Cube storage Modes influence the degree to which cube query is impacted for the end user. Since in MOLAP storage, the data is copied onto the server and not stored in the relational database, the latter has no impact on the performance of the cube query. The query is faster as it draws its data from the multidimensional structures created and stored in the server independent of the relational database. In ROLAP and HOLAP storage the impact of the relational database performance is felt because, the data is drawn from the relational database itself. Therefore, the relational database performance tuning becomes important if ROLAP or HOLAP storage modes have been selected. Cold caches do not impact on MOLAP stored cubes but definitely impact upon ROLAP and HOLAP cubes. The latter exploit warm caches better even though their performance even with heavy caching is poor.

Dimensional Modeling impacts on performance of queries. It is essential to incorporate the principles of dimensional modeling so that dimensions and fact tables so that the data becomes meaningful to the end user. The star and snowflake schemas generally used, improve cube design and reduce the need for multiple table joins. Design of fact tables should be optimized by deleting duplicate data and by reducing the length of rows.

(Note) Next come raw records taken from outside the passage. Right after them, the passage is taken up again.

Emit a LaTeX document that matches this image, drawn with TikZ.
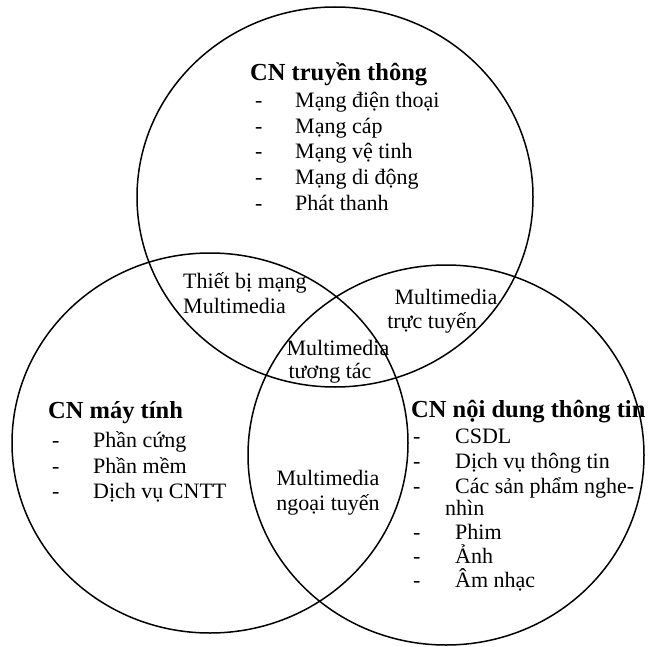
\documentclass[tikz,border=0pt]{standalone}
\usepackage{fontspec}
\setmainfont{Liberation Serif}
\begin{document}
\begin{tikzpicture}[x=1pt,y=-1pt,
  setring/.style={draw=black,line width=1.5pt},
  ttl/.style={anchor=base west,inner sep=0pt,font=\fontsize{24.5}{28}\selectfont\bfseries},
  itm/.style={anchor=base west,inner sep=0pt,font=\fontsize{22}{26}\selectfont},
  lbl/.style={anchor=base,inner sep=0pt,font=\fontsize{22}{26}\selectfont},
  lbll/.style={anchor=base west,inner sep=0pt,font=\fontsize{22}{26}\selectfont}]
\useasboundingbox (0,0) rectangle (650,647);
\fill[white] (0,0) rectangle (650,647);
% circles
\draw[setring] (335,197) ellipse [x radius=198pt, y radius=190pt];
\draw[setring] (210,443) ellipse [x radius=198pt, y radius=190pt];
\draw[setring] (446,455) ellipse [x radius=198pt, y radius=190pt];
% top set
\node[ttl] (tt) at (250,81) {CN truyền thông};
\node[itm] (t1) at (255,108) {\makebox[40pt][l]{-}Mạng điện thoại};
\node[itm] (t2) at (255,133.5) {\makebox[40pt][l]{-}Mạng cáp};
\node[itm] (t3) at (255,159) {\makebox[40pt][l]{-}Mạng vệ tinh};
\node[itm] (t4) at (255,184.5) {\makebox[40pt][l]{-}Mạng di động};
\node[itm] (t5) at (255,210) {\makebox[40pt][l]{-}Phát thanh};
% left set
\node[ttl] (lt) at (48,418) {CN máy tính};
\node[itm] (l1) at (52,447) {\makebox[41pt][l]{-}Phần cứng};
\node[itm] (l2) at (52,473) {\makebox[41pt][l]{-}Phần mềm};
\node[itm] (l3) at (52,498) {\makebox[41pt][l]{-}Dịch vụ CNTT};
% right set
\node[ttl] (rt) at (411,417) {CN nội dung thông tin};
\node[itm] (r1) at (413,443) {\makebox[42pt][l]{-}CSDL};
\node[itm] (r2) at (413,468) {\makebox[42pt][l]{-}Dịch vụ thông tin};
\node[itm] (r3) at (413,493) {\makebox[42pt][l]{-}Các sản phẩm nghe-};
\node[itm] (r3b) at (445,515) {nhìn};
\node[itm] (r4) at (413,539) {\makebox[42pt][l]{-}Phim};
\node[itm] (r5) at (413,563) {\makebox[42pt][l]{-}Ảnh};
\node[itm] (r6) at (413,587) {\makebox[42pt][l]{-}Âm nhạc};
% intersections
\node[lbll] (a1) at (183,288) {Thiết bị mạng};
\node[lbll] (a2) at (183,313) {Multimedia};
\node[lbl] (b1) at (446,304) {Multimedia};
\node[lbl] (b2) at (432,328) {trực tuyến};
\node[lbl] (c1) at (338,355) {Multimedia};
\node[lbl] (c2) at (330,378) {tương tác};
\node[lbl] (d1) at (328,485) {Multimedia};
\node[lbl] (d2) at (328,510) {ngoại tuyến};
\end{tikzpicture}
\end{document}
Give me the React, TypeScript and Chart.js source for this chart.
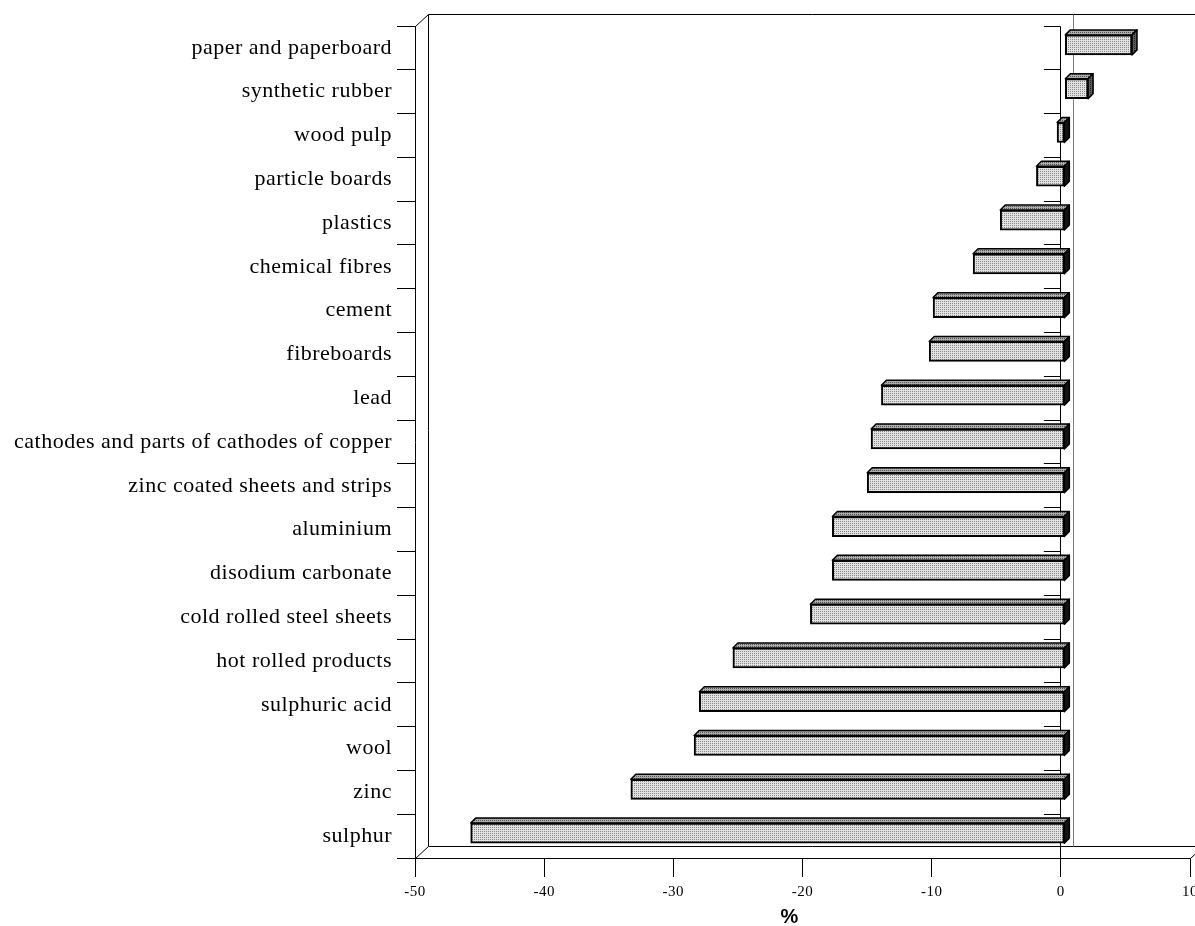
import { useEffect, useRef } from 'react';
import { Chart, registerables } from 'chart.js';

Chart.register(...registerables);

const categories = [
  'paper and paperboard',
  'synthetic rubber',
  'wood pulp',
  'particle boards',
  'plastics',
  'chemical fibres',
  'cement',
  'fibreboards',
  'lead',
  'cathodes and parts of cathodes of copper',
  'zinc coated sheets and strips',
  'aluminium',
  'disodium carbonate',
  'cold rolled steel sheets',
  'hot rolled products',
  'sulphuric acid',
  'wool',
  'zinc',
  'sulphur',
];

const values = [
  5.2, 1.8, -0.6, -2.2, -5.0, -7.1, -10.2, -10.5, -14.2, -15.0, -15.3, -18.0, -18.0, -19.7,
  -25.7, -28.3, -28.7, -33.6, -46.0,
];

const xTickValues = [-50, -40, -30, -20, -10, 0, 10];
const xTitle = '%';
const xTitleAt = -21; // axis value under which the title sits

// 3D geometry (pixels)
const WALL_DX = 13;
const WALL_DY = -12;
const BAR_SHIFT_X = 4;
const BAR_SHIFT_Y = -3;
const BAR_DX = 5;
const BAR_DY = -5;

function makePattern(bg: string, dot: string): CanvasPattern | string {
  const c = document.createElement('canvas');
  c.width = 2;
  c.height = 2;
  const g = c.getContext('2d');
  if (!g) return bg;
  g.fillStyle = bg;
  g.fillRect(0, 0, 2, 2);
  g.fillStyle = dot;
  g.fillRect(0, 0, 1, 1);
  const p = g.createPattern(c, 'repeat');
  return p || bg;
}

export default function App() {
  const ref = useRef<HTMLCanvasElement>(null);

  useEffect(() => {
    const canvas = ref.current;
    if (!canvas) return;
    const frontPattern = makePattern('#e2e2e2', '#888888');
    const topPattern = makePattern('#acacac', '#555555');
    const sidePattern = makePattern('#5c5c5c', '#222222');

    const h = (v: number) => Math.round(v - 0.5) + 0.5;

    const spacing = {
      id: 'spacing',
      beforeUpdate(chart: any) {
        (chart.ctx as any).letterSpacing = '0.5px';
      },
      beforeDraw(chart: any) {
        (chart.ctx as any).letterSpacing = '0.5px';
      },
    };

    const box3d = {
      id: 'box3d',
      beforeDatasetsDraw(chart: any) {
        const { ctx, chartArea: a, scales } = chart;
        const xs = scales.x;
        const ys = scales.y;
        const x0 = xs.getPixelForValue(0);
        const left = xs.getPixelForValue(xTickValues[0]);
        const right = xs.getPixelForValue(xTickValues[xTickValues.length - 1]);
        const top = a.top;
        const bottom = a.bottom;
        ctx.save();
        ctx.strokeStyle = '#000';
        ctx.lineWidth = 1;
        const seg = (x1: number, y1: number, x2: number, y2: number) => {
          ctx.beginPath();
          ctx.moveTo(x1, y1);
          ctx.lineTo(x2, y2);
          ctx.stroke();
        };
        seg(h(left + WALL_DX), h(top + WALL_DY), right + WALL_DX + 10, h(top + WALL_DY));
        seg(h(left + WALL_DX), h(top + WALL_DY), h(left + WALL_DX), h(bottom + WALL_DY));
        seg(h(left + WALL_DX), h(bottom + WALL_DY), right + WALL_DX + 10, h(bottom + WALL_DY));
        seg(h(left), h(top), h(left + WALL_DX), h(top + WALL_DY));
        seg(h(left), h(bottom), h(left + WALL_DX), h(bottom + WALL_DY));
        seg(h(right), h(bottom), h(right + WALL_DX), h(bottom + WALL_DY));
        ctx.strokeStyle = '#808080';
        seg(h(x0 + WALL_DX), h(top + WALL_DY), h(x0 + WALL_DX), h(bottom + WALL_DY));
        ctx.strokeStyle = '#000';
        seg(h(x0), h(top), h(x0), h(bottom));
        const n = categories.length;
        const step = ys.getPixelForValue(1) - ys.getPixelForValue(0);
        for (let i = 0; i <= n; i++) {
          const yy = i < n ? ys.getPixelForValue(i) - step / 2 : bottom;
          seg(x0 - 17, h(yy), h(x0), h(yy));
        }
        ctx.restore();
        ctx.save();
        ctx.translate(BAR_SHIFT_X, BAR_SHIFT_Y);
      },
      afterDatasetsDraw(chart: any) {
        const { ctx } = chart;
        ctx.restore();
        const meta = chart.getDatasetMeta(0);
        ctx.save();
        ctx.strokeStyle = '#000';
        ctx.lineWidth = 1.5;
        ctx.lineJoin = 'round';
        meta.data.forEach((el: any, i: number) => {
          const p = el.getProps(['x', 'y', 'base', 'height'], true);
          const l = Math.min(p.x, p.base) + BAR_SHIFT_X;
          const r = Math.max(p.x, p.base) + BAR_SHIFT_X;
          const t = p.y - p.height / 2 + BAR_SHIFT_Y;
          const b = p.y + p.height / 2 + BAR_SHIFT_Y;
          ctx.beginPath();
          ctx.moveTo(l, t);
          ctx.lineTo(l + BAR_DX, t + BAR_DY);
          ctx.lineTo(r + BAR_DX, t + BAR_DY);
          ctx.lineTo(r, t);
          ctx.closePath();
          ctx.fillStyle = topPattern;
          ctx.fill();
          ctx.stroke();
          ctx.beginPath();
          ctx.moveTo(r, t);
          ctx.lineTo(r + BAR_DX, t + BAR_DY);
          ctx.lineTo(r + BAR_DX, b + BAR_DY);
          ctx.lineTo(r, b);
          ctx.closePath();
          ctx.fillStyle = values[i] >= 0 ? sidePattern : '#141414';
          ctx.fill();
          ctx.stroke();
        });
        ctx.restore();
      },
      afterDraw(chart: any) {
        const { ctx, scales } = chart;
        const xs = scales.x;
        ctx.save();
        ctx.fillStyle = '#000';
        ctx.font = 'bold 20px "Liberation Sans"';
        ctx.textAlign = 'center';
        ctx.textBaseline = 'middle';
        ctx.fillText(xTitle, xs.getPixelForValue(xTitleAt), xs.bottom - 9);
        ctx.restore();
      },
    };

    const chart = new Chart(canvas, {
      type: 'bar',
      data: {
        labels: categories,
        datasets: [
          {
            data: values,
            backgroundColor: frontPattern as any,
            borderColor: '#000',
            borderWidth: 2,
            borderSkipped: false,
            barThickness: 20,
          },
        ],
      },
      plugins: [spacing, box3d],
      options: {
        indexAxis: 'y',
        responsive: false,
        animation: false,
        layout: { padding: { top: 26, right: 5, left: 0, bottom: 0 } },
        plugins: {
          legend: { display: false },
          tooltip: { enabled: false },
        },
        scales: {
          x: {
            type: 'linear',
            min: -50,
            max: 10,
            afterBuildTicks: (scale: any) => {
              scale.ticks = xTickValues.map((v) => ({ value: v }));
            },
            afterFit: (scale: any) => {
              scale.height = 68;
              scale.paddingLeft = 0;
              scale.paddingRight = 0;
            },
            ticks: {
              color: '#000',
              font: { family: 'Liberation Serif', size: 15 },
              padding: 6,
              maxRotation: 0,
              autoSkip: false,
            },
            grid: {
              drawOnChartArea: false,
              drawTicks: true,
              tickLength: 19,
              tickColor: '#000',
              color: '#000',
            },
            border: { display: true, color: '#000', width: 1 },
            title: { display: false, text: xTitle },
          },
          y: {
            type: 'category',
            afterFit: (scale: any) => {
              scale.width = 415;
              scale.paddingTop = 0;
              scale.paddingBottom = 0;
            },
            ticks: {
              color: '#000',
              font: { family: 'Liberation Serif', size: 22 },
              padding: 5,
              autoSkip: false,
            },
            grid: {
              offset: true,
              drawOnChartArea: false,
              drawTicks: true,
              tickLength: 18,
              tickColor: '#000',
              color: '#000',
            },
            border: { display: true, color: '#000', width: 1 },
          },
        },
      },
    } as any);

    return () => {
      chart.destroy();
    };
  }, []);

  return (
    <div style={{ position: 'absolute', left: 0, top: 0, width: 1195, height: 926, background: '#fff' }}>
      <canvas ref={ref} width={1195} height={926} style={{ display: 'block' }} />
    </div>
  );
}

Any optimization technique that improves the speed of reading data, improves the speed of processing cubes. One important technique that is frequently used is Indexing. Indexes are built on the fact and the dimension tables to facilitate performance of the joins and queries. Every dimension table is indexed on the primary key. Indexes on other columns for identifying levels in the hierarchical structure are also useful while performing specialized queries. The Fact table is indexed on the composite primary key made up of the foreign keys of the dimension tables. Clustered tables are tables which have clustered indexes. The data pages are doubly linked lists and the index is implemented as a B-tree index structure that enables fast retrieval of rows based on the clustered index keys. Heaps are tables with non clustered indexes.

The Index Tuning Wizard allows the user create an optimal set of indexes for a Microsoft SQL Server 2000 database without requiring extraordinary expertise and understanding of the structure of indexes. The primary requirement of the Index Tuning Wizard is the existence of a workload. The workload is a SQL script or a SQL profiler saved to a file or table containing SQL Batch or remote procedure call(RPC) even classes along with the Event Class and Text data columns.

1. The Index tuning wizard recommends the best mix of indexes for a database, given a particular workload. For this purpose it uses the Query optimizer to analyze the queries in the workload.

2. The Wizard analyzes the effects of the proposed changes on the performance of queries.

3. It recommends ways to tune the database for a set of problems

4. It allows the user customize the recommendations by specifying advanced options such as disk space constraints.

The recommendations are SQL statements that can be executed to create new and more effective indexes or drop existing indexes.

However the Index Tuning Wizard does not give any recommendations on tables referenced by cross database queries that are not present in the current database; system tables and primary key constrains and unique indexes. The maximum number of tunable queries in a work load that are considered is only 32,767 queries. Any additional queries will be ignored. Any additional queries with quoted identifiers are also ignored. Since the Wizard gathers data by sampling method, successive executions of the same workload may result in variations in the indexes recommended and also improvements on previous recommendations. When saving the SQL script if the Index Tuning Wizard encounters an error such as lack of disk space, it does not give a message. The index tuning wizard consumes a lot of CPU and memory resources during analysis. Finally if the data in the tables being sampled are insufficient or there is no improvement that can be made to the index, the Wizard does not return any report.

Working with the Index Tuning Wizard

1. On the Enterprise Manager console window expand a server group,

2. Expand the server in which to create the index.

3. On the Tools menu, click Wizards.